The primary role of internal and external auditors differs due to their functions and the responsibilities held in the organization.  Let us look at difference between these two:
Internal auditors are the employees of company who check the financial statements of the company and to check is there any credibility issues or not. They are responsible for the financial management of the company.  They perform various reviews so that exact credibility could be ensured, either everything is going perfect or there is a chance mistakes on the financial statement needs to be investigated and corrected, and they usually provide the exact information to the board of directors about accuracy of financial statements.

On the other hand, external auditors are those persons who are outside of organisation, and not an employee, who focus on the finer auditing of the financial statements.  Their purpose is to make sure that there is not any type of mistake in the financial statements. They usually responsible for providing opinions which are independent of the organisation. They give opinion about the integrity of organisation in a way that determines where is there any type of error or not.
If any mistakes or errors are found in the financial statement, then it is the responsibility of the external auditor to make amendments so that there exists correct and accurate information in the financial statements of that organisation.

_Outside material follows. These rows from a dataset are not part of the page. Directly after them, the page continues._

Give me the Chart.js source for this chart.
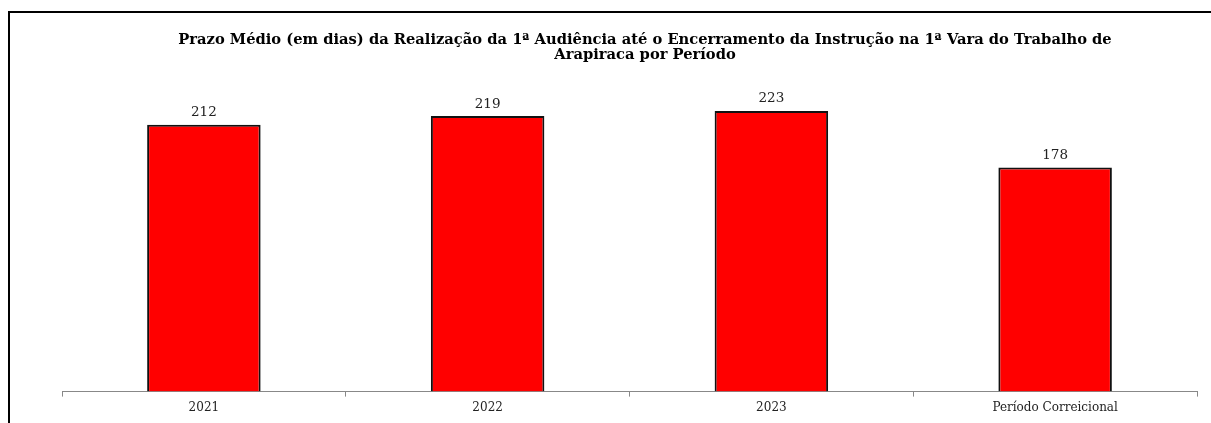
<!DOCTYPE html>
<html>
<head>
<meta charset="utf-8">
<script src="https://cdn.jsdelivr.net/npm/chart.js@4"></script>
<style>
html,body{margin:0;padding:0;background:#fff;}
#wrap{width:1211px;height:423px;position:relative;}
</style>
</head>
<body>
<div id="wrap"><canvas id="c" width="1211" height="423"></canvas></div>
<script>
const categories = ["2021", "2022", "2023", "Período Correicional"];
const values = [212, 219, 223, 178];
const titleLines = [
  "Prazo Médio (em dias) da Realização da 1ª Audiência até o Encerramento da Instrução na 1ª Vara do Trabalho de",
  "Arapiraca por Período"
];

const framePlugin = {
  id: 'frame',
  beforeDraw(chart) {
    const ctx = chart.ctx;
    ctx.save();
    ctx.fillStyle = '#fff';
    ctx.fillRect(0, 0, chart.width, chart.height);
    ctx.strokeStyle = '#000';
    ctx.lineWidth = 2;
    ctx.beginPath();
    ctx.moveTo(9, chart.height + 5);
    ctx.lineTo(9, 12);
    ctx.lineTo(chart.width + 5, 12);
    ctx.stroke();
    ctx.restore();
  }
};

const titlePlugin = {
  id: 'offsetTitle',
  afterDraw(chart) {
    const ctx = chart.ctx;
    ctx.save();
    ctx.font = 'bold 14.7px "DejaVu Serif", serif';
    ctx.fillStyle = '#000';
    ctx.textAlign = 'center';
    ctx.textBaseline = 'middle';
    titleLines.forEach((line, i) => {
      ctx.fillText(line, 645, 40 + i * 15.5);
    });
    ctx.restore();
  }
};

const valueLabels = {
  id: 'valueLabels',
  afterDatasetsDraw(chart) {
    const ctx = chart.ctx;
    const meta = chart.getDatasetMeta(0);
    ctx.save();
    ctx.font = '13.5px "DejaVu Serif", serif';
    ctx.fillStyle = '#222';
    ctx.textAlign = 'center';
    ctx.textBaseline = 'middle';
    meta.data.forEach((bar, i) => {
      ctx.fillText(String(values[i]), bar.x, bar.y - 12);
    });
    ctx.restore();
  }
};

new Chart(document.getElementById('c'), {
  type: 'bar',
  data: {
    labels: categories,
    datasets: [{
      data: values,
      backgroundColor: '#FF0000',
      borderColor: '#111',
      borderWidth: 2,
      categoryPercentage: 0.8,
      barPercentage: 0.5
    }]
  },
  options: {
    responsive: false,
    animation: false,
    devicePixelRatio: 1,
    layout: { padding: { left: 62, right: 14, top: 77, bottom: 4 } },
    plugins: {
      legend: { display: false },
      tooltip: { enabled: false },
      title: { display: false }
    },
    scales: {
      x: {
        grid: { offset: true, drawOnChartArea: false, drawTicks: true, tickLength: 5, color: '#888' },
        border: { display: true, color: '#888', width: 1 },
        ticks: {
          color: '#222',
          padding: 4,
          font: { family: '"DejaVu Serif", serif', size: 12 }
        }
      },
      y: {
        display: false,
        min: 0,
        max: 250
      }
    }
  },
  plugins: [framePlugin, valueLabels, titlePlugin]
});
</script>
</body>
</html>
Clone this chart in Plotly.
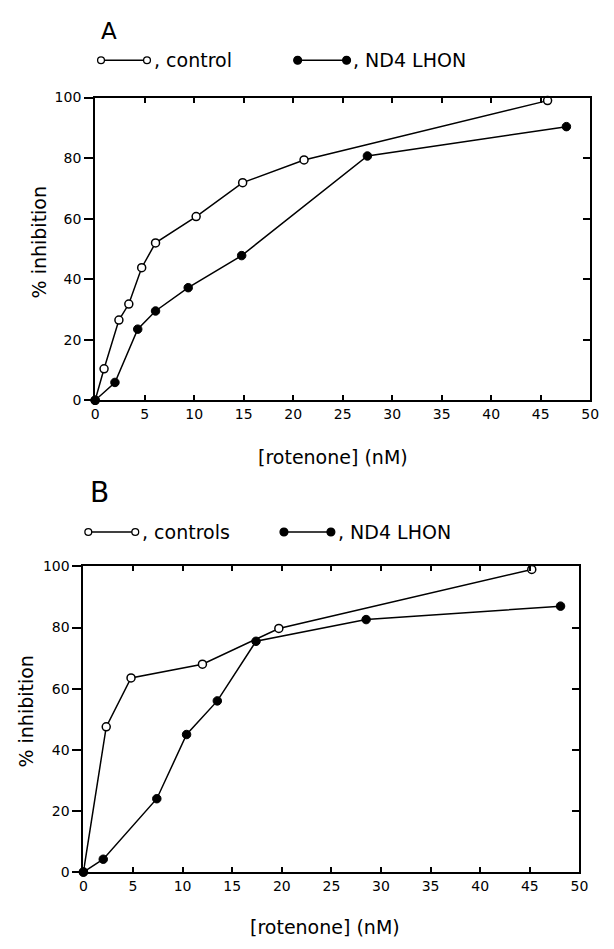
import plotly.graph_objects as go

# The page body has an 8px margin, so the figure is sized to fit inside it and
# all reference pixel positions are converted with that offset.
OFF = 8
W, H = 614 - 2 * OFF, 949 - 2 * OFF
FONT = "DejaVu Sans"

# ---------- data ----------
a_ctrl_x = [0, 0.9, 2.4, 3.4, 4.7, 6.1, 10.2, 14.9, 21.1, 45.7]
a_ctrl_y = [0, 10.4, 26.5, 31.8, 43.8, 52.0, 60.7, 71.9, 79.4, 99.0]
a_nd4_x = [0, 2.0, 4.3, 6.1, 9.4, 14.8, 27.5, 47.6]
a_nd4_y = [0, 5.9, 23.5, 29.5, 37.2, 47.8, 80.7, 90.4]

b_ctrl_x = [0, 2.3, 4.8, 12.0, 19.7, 45.2]
b_ctrl_y = [0, 47.5, 63.5, 68.0, 79.7, 99.0]
b_nd4_x = [0, 2.0, 7.4, 10.4, 13.5, 17.4, 28.5, 48.1]
b_nd4_y = [0, 4.2, 24.0, 45.0, 56.0, 75.5, 82.6, 87.0]

x_ticks = [0, 5, 10, 15, 20, 25, 30, 35, 40, 45, 50]
y_ticks = [0, 20, 40, 60, 80, 100]
x_title = "[rotenone] (nM)"
y_title = "% inhibition"
a_labels = ["control", "ND4 LHON"]
b_labels = ["controls", "ND4 LHON"]


def px(x):
    return (x - OFF) / W


def py(y):
    return 1 - (y - OFF) / H


fig = go.Figure()

open_marker = dict(symbol="circle", size=8, color="white", line=dict(color="black", width=1.5))
filled_marker = dict(symbol="circle", size=8.5, color="black", line=dict(color="black", width=1))
line_style = dict(color="black", width=1.5)

fig.add_trace(go.Scatter(x=a_ctrl_x, y=a_ctrl_y, mode="lines+markers", marker=open_marker,
                         line=line_style, xaxis="x", yaxis="y", cliponaxis=False, showlegend=False))
fig.add_trace(go.Scatter(x=a_nd4_x, y=a_nd4_y, mode="lines+markers", marker=filled_marker,
                         line=line_style, xaxis="x", yaxis="y", cliponaxis=False, showlegend=False))
fig.add_trace(go.Scatter(x=b_ctrl_x, y=b_ctrl_y, mode="lines+markers", marker=open_marker,
                         line=line_style, xaxis="x2", yaxis="y2", cliponaxis=False, showlegend=False))
fig.add_trace(go.Scatter(x=b_nd4_x, y=b_nd4_y, mode="lines+markers", marker=filled_marker,
                         line=line_style, xaxis="x2", yaxis="y2", cliponaxis=False, showlegend=False))
# empty traces so the right-hand tick axes are drawn
fig.add_trace(go.Scatter(x=[], y=[], xaxis="x", yaxis="y3", showlegend=False))
fig.add_trace(go.Scatter(x=[], y=[], xaxis="x2", yaxis="y4", showlegend=False))

tickfont = dict(family=FONT, size=14, color="black")

xcommon = dict(range=[0, 50], tickvals=x_ticks, ticks="inside", ticklen=5, tickwidth=1.5,
               tickcolor="black", showline=True, linecolor="black", linewidth=2, mirror="ticks",
               showgrid=False, zeroline=False, tickfont=tickfont)
ycommon = dict(range=[0, 100], tickvals=y_ticks, ticks="outside", ticklen=9, tickwidth=1.5,
               tickcolor="black", showline=True, linecolor="black", linewidth=2, mirror=True,
               showgrid=False, zeroline=False, tickfont=tickfont)
yright = dict(range=[0, 100], tickvals=[20, 40, 60, 80], ticks="inside", ticklen=7, tickwidth=1.5,
              tickcolor="black", showline=False, showticklabels=False, showgrid=False,
              zeroline=False, side="right")

# panel A plot area: x 93..599, y 91..399 ; panel B: x 81..588, y 568..879 (page pixels)
fig.update_layout(
    width=W, height=H,
    margin=dict(l=0, r=0, t=0, b=0),
    paper_bgcolor="white", plot_bgcolor="rgba(0,0,0,0)",
    xaxis=dict(domain=[px(93), px(599)], anchor="y", **xcommon),
    yaxis=dict(domain=[py(399), py(91)], anchor="x", **ycommon),
    yaxis3=dict(overlaying="y", anchor="x", **yright),
    xaxis2=dict(domain=[px(81), px(588)], anchor="y2", **xcommon),
    yaxis2=dict(domain=[py(879), py(568)], anchor="x2", **ycommon),
    yaxis4=dict(overlaying="y2", anchor="x2", **yright),
    showlegend=False,
)

ann = []


def text(x, y, s, size, xanchor="center", angle=0):
    ann.append(dict(x=px(x), y=py(y), xref="paper", yref="paper", text=s, showarrow=False,
                    xanchor=xanchor, yanchor="middle", textangle=angle,
                    font=dict(family=FONT, size=size, color="black")))


# panel labels
text(107, 23, "A", 23)
text(97, 493, "B", 28)
# axis titles
text(336, 457, x_title, 19)
text(328, 935, x_title, 19)
text(36, 238, y_title, 19, angle=-90)
text(22, 716, y_title, 19, angle=-90)

shapes = []


def legend_item(x_left, x_right, y, filled, label):
    r = 3.5 if not filled else 4
    shapes.append(dict(type="line", xref="paper", yref="paper", x0=px(x_left), x1=px(x_right),
                       y0=py(y), y1=py(y), line=dict(color="black", width=1.5)))
    for cx in (x_left, x_right):
        shapes.append(dict(type="circle", xref="paper", yref="paper",
                           x0=px(cx - r), x1=px(cx + r), y0=py(y + r), y1=py(y - r),
                           fillcolor="black" if filled else "white",
                           line=dict(color="black", width=1.3)))
    text(x_right + 5, y, ", " + label, 19, xanchor="left")


legend_item(99, 146, 53, False, a_labels[0])
legend_item(300, 350, 53, True, a_labels[1])
legend_item(86, 134, 533, False, b_labels[0])
legend_item(286, 334, 533, True, b_labels[1])

fig.update_layout(annotations=ann, shapes=shapes)

fig.write_html("out.html")
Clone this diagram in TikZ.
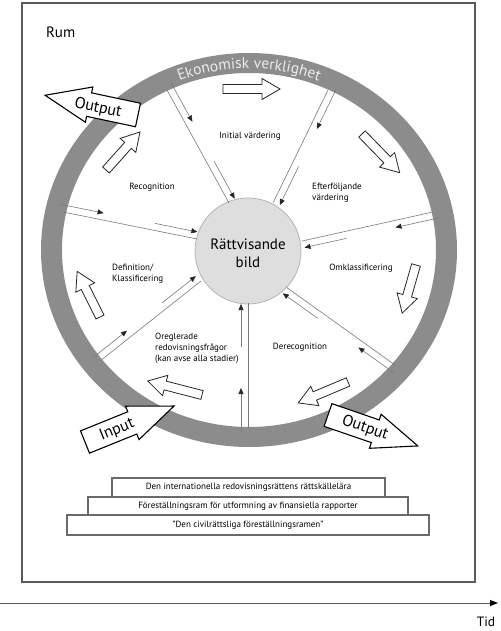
\documentclass[tikz,border=0pt]{standalone}
\usepackage{fontspec}
\setmainfont{PT Sans}
\usetikzlibrary{calc,arrows.meta,decorations.text}
\definecolor{ringgray}{HTML}{8C8C8C}
\definecolor{spokegray}{HTML}{7A7A7A}
\definecolor{framegray}{HTML}{5A5A5A}
\definecolor{circfill}{HTML}{DEDEDE}
\definecolor{circline}{HTML}{B4B4B4}
\definecolor{ekon}{HTML}{EBEBEB}
\definecolor{boxline}{HTML}{6A6A6A}
\newcommand\spoke[2]{%
  \draw[spokeline] (#1) -- (#2);
  \coordinate (s1) at ($(#1)!-4pt!(#2)$);
  \coordinate (s2) at ($(#1)!40pt!(#2)$);
  \draw[spokearrow] ($(s1)!7pt!90:(#2)$) -- ($(s2)!7pt!90:(#2)$);
  \coordinate (s3) at ($(#2)!44pt!(#1)$);
  \coordinate (s4) at ($(#2)!1pt!(#1)$);
  \draw[spokearrow] ($(s3)!7pt!-90:(#1)$) -- ($(s4)!7pt!-90:(#1)$);
}
\newcommand\hollowarrow[4]{%
  \draw[hollow, shift={(#1,#2)}, rotate=#3] (0,-4.5) -- (#4-18,-4.5) -- (#4-18,-10.5) -- (#4,0) -- (#4-18,10.5) -- (#4-18,4.5) -- (0,4.5) -- cycle;}
\newcommand\blockarrow[4]{%
  \draw[bigarrow, shift={(#1,#2)}, rotate=#3] (0,-12) -- (#4-45,-12) -- (#4-45,-18) -- (#4,0) -- (#4-45,18) -- (#4-45,12) -- (0,12) -- cycle;}
\begin{document}
\begin{tikzpicture}[x=1pt,y=-1pt,
  seglabel/.style={font=\fontsize{9}{11}\selectfont, text=black, inner sep=0pt},
  spokeline/.style={draw=spokegray, line width=0.6pt},
  spokearrow/.style={draw=spokegray, line width=0.6pt, -{Triangle[length=6pt,width=5pt,color=black!85]}},
  hollow/.style={draw=black!85, fill=white, line width=0.8pt, line join=miter},
  bigarrow/.style={draw=black, fill=white, line width=1.1pt, line join=miter},
  bigtext/.style={font=\fontsize{16}{18}\selectfont, inner sep=0pt},
  stackbox/.style={draw=boxline, fill=white, line width=1.1pt, inner sep=0pt, font=\fontsize{9}{11}\selectfont}
]
\useasboundingbox (0,0) rectangle (500,631);
\fill[white] (0,0) rectangle (500,631);
\draw[framegray, line width=1.1pt] (22,3) rectangle (475,582);
\node[font=\fontsize{15}{18}\selectfont, anchor=west, inner sep=0pt] (rum) at (46,32.5) {Rum};

% ring
\coordinate (R) at (249,250);
\fill[ringgray, even odd rule] (R) ellipse[x radius=208, y radius=197] (R) ellipse[x radius=187, y radius=177];
\path[decorate, decoration={text along path, text align=center, text color=ekon,
  text={|\fontsize{15.5}{18}\selectfont|Ekonomisk verklighet}}]
  ($(R)+(225:192 and 181.5)$) arc[start angle=225, end angle=315, x radius=192, y radius=181.5];

% centre
\node[circle, draw=circline, fill=circfill, minimum size=106pt, line width=0.8pt] (core) at (248,251) {};
\node[align=center, font=\fontsize{15}{18}\selectfont, inner sep=0pt] (coretext) at (248,253) {Rättvisande\\bild};

% spokes
\coordinate (rA) at (167,90);  \coordinate (cA) at (229,203);
\coordinate (rB) at (328,90);  \coordinate (cB) at (273,203);
\coordinate (rC) at (433,212); \coordinate (cC) at (302,241);
\coordinate (rD) at (395,365); \coordinate (cD) at (286,287);
\coordinate (rE) at (248,428); \coordinate (cE) at (248,303);
\coordinate (rF) at (100,361); \coordinate (cF) at (201,281);
\coordinate (rG) at (63,212);  \coordinate (cG) at (197,239);
\spoke{rA}{cA}
\spoke{rB}{cB}
\spoke{rC}{cC}
\spoke{rD}{cD}
\spoke{rE}{cE}
\spoke{rF}{cF}
\spoke{rG}{cG}

% segment labels
\node[seglabel] (initial) at (250,136) {Initial värdering};
\node[seglabel, align=left, anchor=west] (efter) at (312,193) {Efterföljande\\värdering};
\node[seglabel] (omkl) at (361,268) {Omklassificering};
\node[seglabel] (derec) at (300,347) {Derecognition};
\node[seglabel, align=left, anchor=west] (oregl) at (155,348) {Oreglerade\\redovisningsfrågor\\(kan avse alla stadier)};
\node[seglabel, align=left, anchor=west] (defin) at (112,274) {Definition/\\Klassificering};
\node[seglabel] (recog) at (152,187) {Recognition};

% hollow flow arrows
\hollowarrow{223}{89}{0}{57}
\hollowarrow{362}{134}{-45.8}{54}
\hollowarrow{416}{265}{-106}{50}
\hollowarrow{348}{382}{202.8}{54}
\hollowarrow{202}{395}{165.5}{56}
\hollowarrow{100}{317}{116.6}{51}
\hollowarrow{106}{170}{48.2}{51}

% big arrows
\blockarrow{138}{115}{168}{95}
\node[bigtext, rotate=-12] (out1) at (98,108) {Output};
\blockarrow{328}{415}{-19}{95}
\node[bigtext, rotate=-19] (out2) at (365,428) {Output};
\blockarrow{85}{442}{22}{96}
\node[bigtext, rotate=22] (inp) at (117,430) {Input};

% stacked boxes
\node[stackbox, minimum width=273pt, minimum height=19pt] (b1) at (248.5,487.5) {Den internationella redovisningsrättens rättskällelära};
\node[stackbox, minimum width=320pt, minimum height=18pt] (b2) at (248,506) {Föreställningsram för utformning av finansiella rapporter};
\node[stackbox, minimum width=362pt, minimum height=20pt] (b3) at (248,525) {”Den civilrättsliga föreställningsramen”};

% time axis
\coordinate (ax0) at (0,603);
\coordinate (ax1) at (498,603);
\draw[framegray, line width=1pt, -{Triangle[length=8pt,width=6pt,color=black]}] (ax0) -- (ax1);
\node[font=\fontsize{13.5}{16}\selectfont, inner sep=0pt] (tid) at (486,622) {Tid};
\end{tikzpicture}
\end{document}
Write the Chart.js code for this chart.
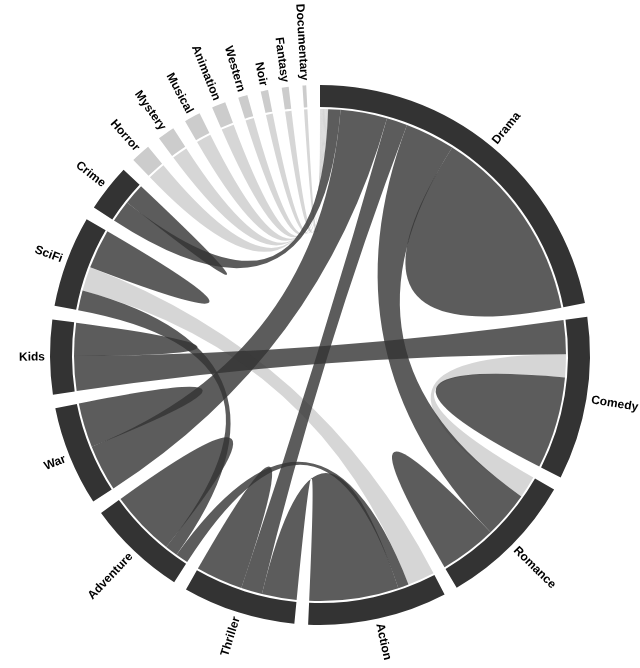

Shareholders give a vote about hiring the external auditor and it is up to this vote that either an auditor should be hired or not. If appointed they properly examines the financial records of the business and then give their opinion on it.
Firstly, financial reports are audited by internal auditor and correction are made if any type of error in the financial statements exists. Then, the external auditor will audit those financial statements, already audited by the internal auditor, so that 100% accuracy could be maintained and disclosed.
An annual audit is conducted by the external auditor so that financial statements’ accuracy could be assured in an efficient way.  Any and all problems that are flagged which are related to business practices are examined and rectified by the auditors’ i.e. internal and external auditors.

Sometimes, there exists certain issues or risks among the business practices which can harm the business. These issues or risks can create a bad impact on the financial statements and there is a great need to these are rectified with the help of internal and external auditors.
Therefore, there is a great need for organisations to conduct audits in order to enhance the credibility and integrity of the business and to ensure the business performs profitability.